-- start of DATA BLOCK --
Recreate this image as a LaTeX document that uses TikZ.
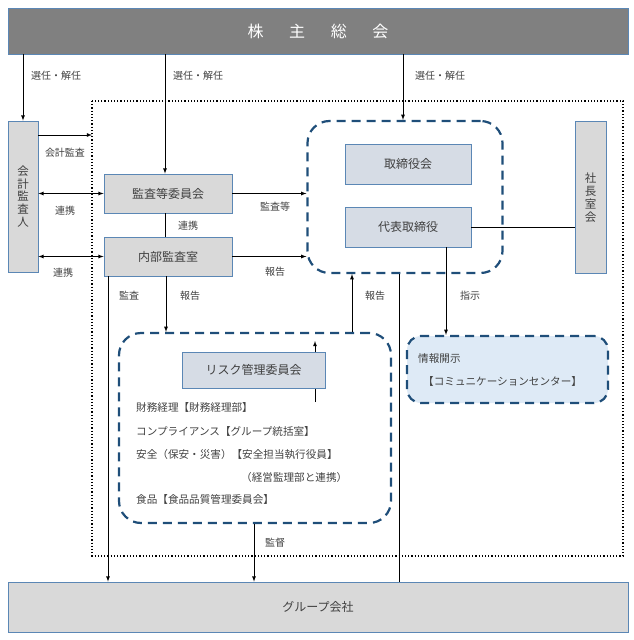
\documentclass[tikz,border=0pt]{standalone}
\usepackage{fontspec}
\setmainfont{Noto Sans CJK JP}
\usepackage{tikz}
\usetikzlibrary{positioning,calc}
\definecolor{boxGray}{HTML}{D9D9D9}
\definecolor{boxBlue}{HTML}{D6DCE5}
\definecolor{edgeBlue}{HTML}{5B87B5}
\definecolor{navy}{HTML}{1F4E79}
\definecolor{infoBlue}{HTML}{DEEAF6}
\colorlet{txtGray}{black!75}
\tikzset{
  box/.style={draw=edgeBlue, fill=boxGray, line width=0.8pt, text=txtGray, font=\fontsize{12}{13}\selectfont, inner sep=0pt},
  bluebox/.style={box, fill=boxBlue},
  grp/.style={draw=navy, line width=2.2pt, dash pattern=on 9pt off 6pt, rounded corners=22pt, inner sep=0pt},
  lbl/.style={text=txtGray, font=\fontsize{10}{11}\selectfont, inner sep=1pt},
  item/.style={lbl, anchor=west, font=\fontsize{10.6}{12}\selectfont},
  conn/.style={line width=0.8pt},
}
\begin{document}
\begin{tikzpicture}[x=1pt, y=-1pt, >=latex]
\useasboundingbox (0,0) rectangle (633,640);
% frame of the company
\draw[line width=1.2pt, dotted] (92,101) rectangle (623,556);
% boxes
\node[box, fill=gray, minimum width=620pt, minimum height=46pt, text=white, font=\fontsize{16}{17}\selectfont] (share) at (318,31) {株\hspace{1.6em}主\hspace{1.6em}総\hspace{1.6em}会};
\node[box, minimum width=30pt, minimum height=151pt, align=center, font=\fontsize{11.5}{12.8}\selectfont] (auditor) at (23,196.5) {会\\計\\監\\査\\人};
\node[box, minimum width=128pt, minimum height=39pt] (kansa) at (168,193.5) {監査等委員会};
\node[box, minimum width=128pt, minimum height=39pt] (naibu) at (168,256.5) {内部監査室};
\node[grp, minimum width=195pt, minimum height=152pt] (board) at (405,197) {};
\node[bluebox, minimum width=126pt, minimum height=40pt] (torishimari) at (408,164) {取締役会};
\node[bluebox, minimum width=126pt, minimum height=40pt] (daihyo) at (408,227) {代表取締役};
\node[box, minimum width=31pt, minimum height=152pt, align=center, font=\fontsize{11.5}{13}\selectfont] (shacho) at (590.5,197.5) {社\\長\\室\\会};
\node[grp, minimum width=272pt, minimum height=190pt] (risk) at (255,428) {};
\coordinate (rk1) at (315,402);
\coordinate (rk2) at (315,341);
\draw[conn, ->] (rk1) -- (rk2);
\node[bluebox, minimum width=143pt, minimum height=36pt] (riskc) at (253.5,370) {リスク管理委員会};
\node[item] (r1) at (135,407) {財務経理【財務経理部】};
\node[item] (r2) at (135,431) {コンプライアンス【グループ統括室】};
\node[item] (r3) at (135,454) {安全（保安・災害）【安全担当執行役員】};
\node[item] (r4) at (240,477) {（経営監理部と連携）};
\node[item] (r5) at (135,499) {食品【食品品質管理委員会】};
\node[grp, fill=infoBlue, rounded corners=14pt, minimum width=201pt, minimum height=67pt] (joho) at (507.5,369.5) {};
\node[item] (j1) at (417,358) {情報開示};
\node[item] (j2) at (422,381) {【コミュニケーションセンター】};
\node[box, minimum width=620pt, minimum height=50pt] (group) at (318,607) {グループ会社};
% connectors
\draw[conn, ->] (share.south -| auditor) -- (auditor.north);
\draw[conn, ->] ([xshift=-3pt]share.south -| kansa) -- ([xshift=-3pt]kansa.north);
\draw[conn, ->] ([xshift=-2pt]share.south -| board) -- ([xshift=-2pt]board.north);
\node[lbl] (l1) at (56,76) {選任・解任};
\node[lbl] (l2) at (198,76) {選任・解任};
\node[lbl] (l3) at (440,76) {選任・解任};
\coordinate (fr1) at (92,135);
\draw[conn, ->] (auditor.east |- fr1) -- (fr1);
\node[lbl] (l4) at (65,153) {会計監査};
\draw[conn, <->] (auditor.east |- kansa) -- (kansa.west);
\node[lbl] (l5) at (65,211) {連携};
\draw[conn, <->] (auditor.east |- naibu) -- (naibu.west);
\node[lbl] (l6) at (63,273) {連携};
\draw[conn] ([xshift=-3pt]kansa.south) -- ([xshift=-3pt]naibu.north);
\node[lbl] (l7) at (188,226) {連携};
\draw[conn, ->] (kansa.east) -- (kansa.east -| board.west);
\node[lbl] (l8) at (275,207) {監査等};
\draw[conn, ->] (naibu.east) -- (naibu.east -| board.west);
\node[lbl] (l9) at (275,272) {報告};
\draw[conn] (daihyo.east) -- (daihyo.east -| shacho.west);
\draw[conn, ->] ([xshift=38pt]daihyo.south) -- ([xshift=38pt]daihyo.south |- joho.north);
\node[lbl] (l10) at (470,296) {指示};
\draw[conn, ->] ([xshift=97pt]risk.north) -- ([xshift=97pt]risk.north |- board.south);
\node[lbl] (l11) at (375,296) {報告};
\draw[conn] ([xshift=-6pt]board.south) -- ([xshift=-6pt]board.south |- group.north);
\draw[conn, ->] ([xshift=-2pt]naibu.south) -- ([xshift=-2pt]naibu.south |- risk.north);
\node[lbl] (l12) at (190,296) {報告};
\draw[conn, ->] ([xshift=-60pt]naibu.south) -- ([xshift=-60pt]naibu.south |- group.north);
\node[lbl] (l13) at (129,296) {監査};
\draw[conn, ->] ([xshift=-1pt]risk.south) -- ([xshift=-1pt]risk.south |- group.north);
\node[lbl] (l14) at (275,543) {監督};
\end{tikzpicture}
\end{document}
-- end of DATA BLOCK --
THE TASK
Every line above should be returned word for word, with the pictures left behind.

EXERCISE RESPONSE
Recreate this image as a LaTeX document that uses TikZ.
\documentclass[tikz,border=0pt]{standalone}
\usepackage{fontspec}
\setmainfont{Noto Sans CJK JP}
\usepackage{tikz}
\usetikzlibrary{positioning,calc}
\definecolor{boxGray}{HTML}{D9D9D9}
\definecolor{boxBlue}{HTML}{D6DCE5}
\definecolor{edgeBlue}{HTML}{5B87B5}
\definecolor{navy}{HTML}{1F4E79}
\definecolor{infoBlue}{HTML}{DEEAF6}
\colorlet{txtGray}{black!75}
\tikzset{
  box/.style={draw=edgeBlue, fill=boxGray, line width=0.8pt, text=txtGray, font=\fontsize{12}{13}\selectfont, inner sep=0pt},
  bluebox/.style={box, fill=boxBlue},
  grp/.style={draw=navy, line width=2.2pt, dash pattern=on 9pt off 6pt, rounded corners=22pt, inner sep=0pt},
  lbl/.style={text=txtGray, font=\fontsize{10}{11}\selectfont, inner sep=1pt},
  item/.style={lbl, anchor=west, font=\fontsize{10.6}{12}\selectfont},
  conn/.style={line width=0.8pt},
}
\begin{document}
\begin{tikzpicture}[x=1pt, y=-1pt, >=latex]
\useasboundingbox (0,0) rectangle (633,640);
% frame of the company
\draw[line width=1.2pt, dotted] (92,101) rectangle (623,556);
% boxes
\node[box, fill=gray, minimum width=620pt, minimum height=46pt, text=white, font=\fontsize{16}{17}\selectfont] (share) at (318,31) {株\hspace{1.6em}主\hspace{1.6em}総\hspace{1.6em}会};
\node[box, minimum width=30pt, minimum height=151pt, align=center, font=\fontsize{11.5}{12.8}\selectfont] (auditor) at (23,196.5) {会\\計\\監\\査\\人};
\node[box, minimum width=128pt, minimum height=39pt] (kansa) at (168,193.5) {監査等委員会};
\node[box, minimum width=128pt, minimum height=39pt] (naibu) at (168,256.5) {内部監査室};
\node[grp, minimum width=195pt, minimum height=152pt] (board) at (405,197) {};
\node[bluebox, minimum width=126pt, minimum height=40pt] (torishimari) at (408,164) {取締役会};
\node[bluebox, minimum width=126pt, minimum height=40pt] (daihyo) at (408,227) {代表取締役};
\node[box, minimum width=31pt, minimum height=152pt, align=center, font=\fontsize{11.5}{13}\selectfont] (shacho) at (590.5,197.5) {社\\長\\室\\会};
\node[grp, minimum width=272pt, minimum height=190pt] (risk) at (255,428) {};
\coordinate (rk1) at (315,402);
\coordinate (rk2) at (315,341);
\draw[conn, ->] (rk1) -- (rk2);
\node[bluebox, minimum width=143pt, minimum height=36pt] (riskc) at (253.5,370) {リスク管理委員会};
\node[item] (r1) at (135,407) {財務経理【財務経理部】};
\node[item] (r2) at (135,431) {コンプライアンス【グループ統括室】};
\node[item] (r3) at (135,454) {安全（保安・災害）【安全担当執行役員】};
\node[item] (r4) at (240,477) {（経営監理部と連携）};
\node[item] (r5) at (135,499) {食品【食品品質管理委員会】};
\node[grp, fill=infoBlue, rounded corners=14pt, minimum width=201pt, minimum height=67pt] (joho) at (507.5,369.5) {};
\node[item] (j1) at (417,358) {情報開示};
\node[item] (j2) at (422,381) {【コミュニケーションセンター】};
\node[box, minimum width=620pt, minimum height=50pt] (group) at (318,607) {グループ会社};
% connectors
\draw[conn, ->] (share.south -| auditor) -- (auditor.north);
\draw[conn, ->] ([xshift=-3pt]share.south -| kansa) -- ([xshift=-3pt]kansa.north);
\draw[conn, ->] ([xshift=-2pt]share.south -| board) -- ([xshift=-2pt]board.north);
\node[lbl] (l1) at (56,76) {選任・解任};
\node[lbl] (l2) at (198,76) {選任・解任};
\node[lbl] (l3) at (440,76) {選任・解任};
\coordinate (fr1) at (92,135);
\draw[conn, ->] (auditor.east |- fr1) -- (fr1);
\node[lbl] (l4) at (65,153) {会計監査};
\draw[conn, <->] (auditor.east |- kansa) -- (kansa.west);
\node[lbl] (l5) at (65,211) {連携};
\draw[conn, <->] (auditor.east |- naibu) -- (naibu.west);
\node[lbl] (l6) at (63,273) {連携};
\draw[conn] ([xshift=-3pt]kansa.south) -- ([xshift=-3pt]naibu.north);
\node[lbl] (l7) at (188,226) {連携};
\draw[conn, ->] (kansa.east) -- (kansa.east -| board.west);
\node[lbl] (l8) at (275,207) {監査等};
\draw[conn, ->] (naibu.east) -- (naibu.east -| board.west);
\node[lbl] (l9) at (275,272) {報告};
\draw[conn] (daihyo.east) -- (daihyo.east -| shacho.west);
\draw[conn, ->] ([xshift=38pt]daihyo.south) -- ([xshift=38pt]daihyo.south |- joho.north);
\node[lbl] (l10) at (470,296) {指示};
\draw[conn, ->] ([xshift=97pt]risk.north) -- ([xshift=97pt]risk.north |- board.south);
\node[lbl] (l11) at (375,296) {報告};
\draw[conn] ([xshift=-6pt]board.south) -- ([xshift=-6pt]board.south |- group.north);
\draw[conn, ->] ([xshift=-2pt]naibu.south) -- ([xshift=-2pt]naibu.south |- risk.north);
\node[lbl] (l12) at (190,296) {報告};
\draw[conn, ->] ([xshift=-60pt]naibu.south) -- ([xshift=-60pt]naibu.south |- group.north);
\node[lbl] (l13) at (129,296) {監査};
\draw[conn, ->] ([xshift=-1pt]risk.south) -- ([xshift=-1pt]risk.south |- group.north);
\node[lbl] (l14) at (275,543) {監督};
\end{tikzpicture}
\end{document}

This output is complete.